» DATA PROVIDED:
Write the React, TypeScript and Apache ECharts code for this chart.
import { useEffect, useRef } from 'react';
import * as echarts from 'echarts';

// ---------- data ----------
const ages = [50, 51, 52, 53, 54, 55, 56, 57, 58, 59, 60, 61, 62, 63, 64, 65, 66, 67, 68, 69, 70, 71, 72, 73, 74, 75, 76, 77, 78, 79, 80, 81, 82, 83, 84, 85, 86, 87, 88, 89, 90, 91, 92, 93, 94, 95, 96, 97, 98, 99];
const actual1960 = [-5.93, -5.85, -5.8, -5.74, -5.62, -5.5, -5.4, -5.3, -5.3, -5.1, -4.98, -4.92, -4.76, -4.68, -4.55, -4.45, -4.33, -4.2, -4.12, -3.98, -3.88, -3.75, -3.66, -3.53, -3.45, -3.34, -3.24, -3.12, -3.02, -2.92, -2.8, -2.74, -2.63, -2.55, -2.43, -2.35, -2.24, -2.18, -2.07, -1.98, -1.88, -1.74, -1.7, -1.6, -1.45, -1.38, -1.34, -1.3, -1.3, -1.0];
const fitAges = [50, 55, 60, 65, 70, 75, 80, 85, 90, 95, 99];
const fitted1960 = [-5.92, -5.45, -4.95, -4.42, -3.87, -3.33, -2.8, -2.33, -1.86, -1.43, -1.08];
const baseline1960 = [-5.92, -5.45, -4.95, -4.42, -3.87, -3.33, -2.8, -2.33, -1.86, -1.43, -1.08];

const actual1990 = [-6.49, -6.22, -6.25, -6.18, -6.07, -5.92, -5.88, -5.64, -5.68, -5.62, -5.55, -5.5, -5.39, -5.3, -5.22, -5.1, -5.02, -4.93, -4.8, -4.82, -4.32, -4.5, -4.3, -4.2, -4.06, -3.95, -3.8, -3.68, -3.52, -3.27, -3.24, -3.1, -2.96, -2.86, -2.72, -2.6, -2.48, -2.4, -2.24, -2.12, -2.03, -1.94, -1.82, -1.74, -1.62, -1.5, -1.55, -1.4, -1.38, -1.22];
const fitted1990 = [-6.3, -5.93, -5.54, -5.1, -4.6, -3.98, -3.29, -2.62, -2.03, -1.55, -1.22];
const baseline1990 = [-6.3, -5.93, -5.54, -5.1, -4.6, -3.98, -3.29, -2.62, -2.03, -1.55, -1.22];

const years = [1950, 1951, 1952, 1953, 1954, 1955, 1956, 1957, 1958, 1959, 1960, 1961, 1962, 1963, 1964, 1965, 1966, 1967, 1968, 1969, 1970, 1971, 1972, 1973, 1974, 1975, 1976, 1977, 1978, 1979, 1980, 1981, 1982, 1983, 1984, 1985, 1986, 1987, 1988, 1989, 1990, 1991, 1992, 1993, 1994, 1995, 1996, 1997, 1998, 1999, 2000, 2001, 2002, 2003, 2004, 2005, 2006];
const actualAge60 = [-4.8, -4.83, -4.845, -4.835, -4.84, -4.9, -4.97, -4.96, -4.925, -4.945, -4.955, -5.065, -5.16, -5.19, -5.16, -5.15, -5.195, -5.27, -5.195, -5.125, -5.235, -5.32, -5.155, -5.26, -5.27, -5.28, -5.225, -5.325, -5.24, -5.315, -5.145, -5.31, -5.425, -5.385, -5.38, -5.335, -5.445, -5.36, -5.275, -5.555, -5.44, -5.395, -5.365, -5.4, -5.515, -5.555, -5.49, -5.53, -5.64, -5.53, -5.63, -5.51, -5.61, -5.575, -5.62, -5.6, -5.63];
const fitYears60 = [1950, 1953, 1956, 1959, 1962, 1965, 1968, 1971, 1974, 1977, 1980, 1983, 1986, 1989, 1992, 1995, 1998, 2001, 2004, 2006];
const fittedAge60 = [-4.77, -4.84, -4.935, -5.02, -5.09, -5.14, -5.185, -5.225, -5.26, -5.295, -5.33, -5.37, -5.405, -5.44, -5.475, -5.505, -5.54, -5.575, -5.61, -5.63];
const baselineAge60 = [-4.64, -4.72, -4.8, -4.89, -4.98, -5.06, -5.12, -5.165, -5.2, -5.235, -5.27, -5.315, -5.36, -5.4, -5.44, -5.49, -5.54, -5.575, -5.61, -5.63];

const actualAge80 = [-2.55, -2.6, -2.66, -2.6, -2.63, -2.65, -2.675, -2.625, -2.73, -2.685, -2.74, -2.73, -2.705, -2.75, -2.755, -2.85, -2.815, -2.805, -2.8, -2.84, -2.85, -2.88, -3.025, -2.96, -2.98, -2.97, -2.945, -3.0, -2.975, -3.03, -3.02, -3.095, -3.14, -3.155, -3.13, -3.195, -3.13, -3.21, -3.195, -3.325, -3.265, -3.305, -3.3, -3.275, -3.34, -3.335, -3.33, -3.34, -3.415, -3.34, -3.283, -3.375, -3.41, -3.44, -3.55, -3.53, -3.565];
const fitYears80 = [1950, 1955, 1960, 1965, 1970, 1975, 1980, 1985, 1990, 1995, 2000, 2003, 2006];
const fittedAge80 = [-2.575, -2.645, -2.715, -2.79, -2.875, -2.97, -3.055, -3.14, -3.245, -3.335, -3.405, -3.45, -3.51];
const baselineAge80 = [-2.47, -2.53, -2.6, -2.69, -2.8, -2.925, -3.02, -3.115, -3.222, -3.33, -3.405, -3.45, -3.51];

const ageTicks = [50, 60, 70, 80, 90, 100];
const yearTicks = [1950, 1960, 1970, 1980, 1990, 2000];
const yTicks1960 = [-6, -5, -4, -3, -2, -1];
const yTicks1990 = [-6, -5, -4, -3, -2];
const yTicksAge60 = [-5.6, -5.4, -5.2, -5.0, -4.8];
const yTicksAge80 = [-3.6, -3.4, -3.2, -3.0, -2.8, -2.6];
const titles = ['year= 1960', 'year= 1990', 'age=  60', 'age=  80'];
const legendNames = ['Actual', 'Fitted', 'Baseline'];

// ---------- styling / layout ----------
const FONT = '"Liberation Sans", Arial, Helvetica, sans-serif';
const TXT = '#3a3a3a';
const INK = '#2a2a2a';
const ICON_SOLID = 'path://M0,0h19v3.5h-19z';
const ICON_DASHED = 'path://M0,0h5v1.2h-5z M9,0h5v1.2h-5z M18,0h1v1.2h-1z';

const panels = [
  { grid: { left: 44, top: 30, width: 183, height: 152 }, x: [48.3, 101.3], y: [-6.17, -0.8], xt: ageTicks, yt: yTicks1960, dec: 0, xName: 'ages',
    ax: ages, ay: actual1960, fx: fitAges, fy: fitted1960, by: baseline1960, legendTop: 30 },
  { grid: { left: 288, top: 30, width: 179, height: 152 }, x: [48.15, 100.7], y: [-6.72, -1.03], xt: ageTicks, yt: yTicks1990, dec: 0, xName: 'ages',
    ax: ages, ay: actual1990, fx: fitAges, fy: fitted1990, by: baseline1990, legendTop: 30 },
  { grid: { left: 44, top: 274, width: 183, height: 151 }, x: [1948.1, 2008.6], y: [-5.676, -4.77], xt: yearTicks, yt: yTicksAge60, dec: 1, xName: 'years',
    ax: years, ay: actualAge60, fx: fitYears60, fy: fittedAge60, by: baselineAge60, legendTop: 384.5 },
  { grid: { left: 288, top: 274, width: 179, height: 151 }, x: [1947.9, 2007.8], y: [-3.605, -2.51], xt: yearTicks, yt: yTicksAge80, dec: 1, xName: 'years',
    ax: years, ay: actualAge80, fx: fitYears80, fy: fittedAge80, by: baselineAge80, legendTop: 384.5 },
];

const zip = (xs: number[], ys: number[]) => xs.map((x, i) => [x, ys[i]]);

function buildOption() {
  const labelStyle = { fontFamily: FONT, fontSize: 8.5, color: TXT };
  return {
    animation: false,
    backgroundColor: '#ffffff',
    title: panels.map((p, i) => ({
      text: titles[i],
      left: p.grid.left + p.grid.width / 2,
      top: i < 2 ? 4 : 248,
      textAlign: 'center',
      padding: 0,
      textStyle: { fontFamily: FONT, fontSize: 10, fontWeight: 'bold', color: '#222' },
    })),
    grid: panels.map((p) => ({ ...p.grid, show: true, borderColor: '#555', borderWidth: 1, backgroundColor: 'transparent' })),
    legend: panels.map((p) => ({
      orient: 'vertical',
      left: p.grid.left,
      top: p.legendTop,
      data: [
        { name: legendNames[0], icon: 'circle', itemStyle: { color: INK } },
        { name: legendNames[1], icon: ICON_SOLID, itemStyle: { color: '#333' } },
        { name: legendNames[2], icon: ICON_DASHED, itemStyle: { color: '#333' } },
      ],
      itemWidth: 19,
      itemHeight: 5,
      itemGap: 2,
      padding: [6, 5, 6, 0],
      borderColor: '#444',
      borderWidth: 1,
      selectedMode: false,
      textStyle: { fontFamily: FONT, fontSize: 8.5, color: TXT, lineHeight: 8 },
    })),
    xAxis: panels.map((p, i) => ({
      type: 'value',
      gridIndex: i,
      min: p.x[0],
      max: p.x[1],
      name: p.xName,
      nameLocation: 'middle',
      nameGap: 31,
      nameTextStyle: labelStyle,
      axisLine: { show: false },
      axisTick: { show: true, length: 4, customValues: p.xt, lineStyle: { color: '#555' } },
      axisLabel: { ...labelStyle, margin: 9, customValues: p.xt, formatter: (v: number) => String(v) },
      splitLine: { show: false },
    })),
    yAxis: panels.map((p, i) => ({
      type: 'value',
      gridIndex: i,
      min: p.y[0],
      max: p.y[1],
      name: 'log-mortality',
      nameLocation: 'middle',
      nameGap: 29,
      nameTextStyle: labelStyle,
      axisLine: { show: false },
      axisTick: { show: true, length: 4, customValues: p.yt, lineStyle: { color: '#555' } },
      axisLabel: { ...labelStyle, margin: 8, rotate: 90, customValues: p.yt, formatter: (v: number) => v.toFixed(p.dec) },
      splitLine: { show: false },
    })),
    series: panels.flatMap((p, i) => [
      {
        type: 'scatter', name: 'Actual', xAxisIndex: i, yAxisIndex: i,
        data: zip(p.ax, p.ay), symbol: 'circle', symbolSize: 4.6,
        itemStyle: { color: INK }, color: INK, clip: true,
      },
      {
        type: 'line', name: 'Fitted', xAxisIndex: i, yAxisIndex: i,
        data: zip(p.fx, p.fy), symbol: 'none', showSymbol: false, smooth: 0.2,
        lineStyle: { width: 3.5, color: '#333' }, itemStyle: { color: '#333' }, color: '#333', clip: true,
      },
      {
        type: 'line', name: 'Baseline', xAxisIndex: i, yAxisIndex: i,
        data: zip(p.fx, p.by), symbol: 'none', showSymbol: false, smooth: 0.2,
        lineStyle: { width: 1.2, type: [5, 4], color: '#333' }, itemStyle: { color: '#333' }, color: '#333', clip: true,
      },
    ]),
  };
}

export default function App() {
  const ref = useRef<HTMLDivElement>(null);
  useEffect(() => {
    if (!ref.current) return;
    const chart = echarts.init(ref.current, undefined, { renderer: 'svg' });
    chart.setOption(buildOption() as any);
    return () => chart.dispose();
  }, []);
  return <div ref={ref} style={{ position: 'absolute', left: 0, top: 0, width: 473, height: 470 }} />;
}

» TO DO: From the first line of the data through the line with "import * as echarts from 'echarts';", quote each line exactly and add nothing else.

» SOLVED EXERCISE:
Write the React, TypeScript and Apache ECharts code for this chart.
import { useEffect, useRef } from 'react';
import * as echarts from 'echarts';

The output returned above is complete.